Mao’s grandson lambasted

Military promotion puts scion in the news

Mao Xinyu, seen here in March 2008,  is the only grandson of former leader Mao Zedong.  (Associated Press)
John M. Glionna Los Angeles Times

BEIJING – For many Chinese, he’s a curious conundrum, an emerging national figure with some serious public relations issues.

The only grandson of Mao Zedong, the Great Helmsman himself, Mao Xinyu’s bloodlines ooze political royalty. Yet instead of praise, the 40-year-old faces ridicule as a pudgy underachiever shamelessly riding the coattails of the relative many consider this nation’s greatest statesman.

When state media reported last week that the younger Mao had become the youngest officer to reach the rank of major general in the army his grandfather co-founded eight decades ago, critics unleashed another barrage of vitriol.

Many claim one Mao in a leadership role was more than enough for China and that the military historian’s rise to public prominence carries a grim foreboding. Others decry what they call state-sponsored nepotism run amok.

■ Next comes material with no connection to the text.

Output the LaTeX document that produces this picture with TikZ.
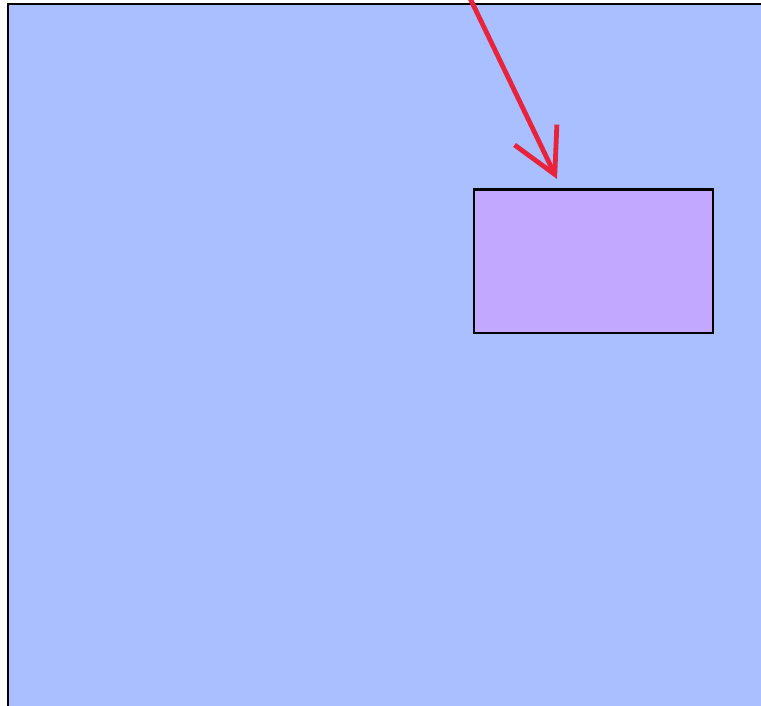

On Tuesday, the Internet carried unflattering pictures of Mao, an academic who has spent most of his career researching the exploits of his famous grandfather, who died in 1976. Some showed him in his military uniform, his beefy neck bulging over his collar. There was an undated snapshot of him decked out in a flannel shirt, signing copies of his book “Grandpa Mao Zedong.”

His adversaries questioned his intelligence, and even his handwriting.

“To have such an unqualified person become a general in China’s military, it’s an insult to the (People’s Liberation Army,)” said Pu Zhiqiang, a lawyer and human rights activist. “Those promoted in the future as generals should feel humiliated by this.”

Until recently, officials had refused to confirm that the unassuming Mao had gained the rank, apparently to avoid claims of favoritism.

Mao Xinyu’s father was Mao Anqing, offspring of one of the Chairman’s numerous marriages. The younger Mao graduated from the history department at the People’s University in Beijing and received a doctorate from the Academy of Military Sciences. A blogger who has supported the socialist doctrine, Mao is married with two children, an anomaly in a nation with a strict one-child policy.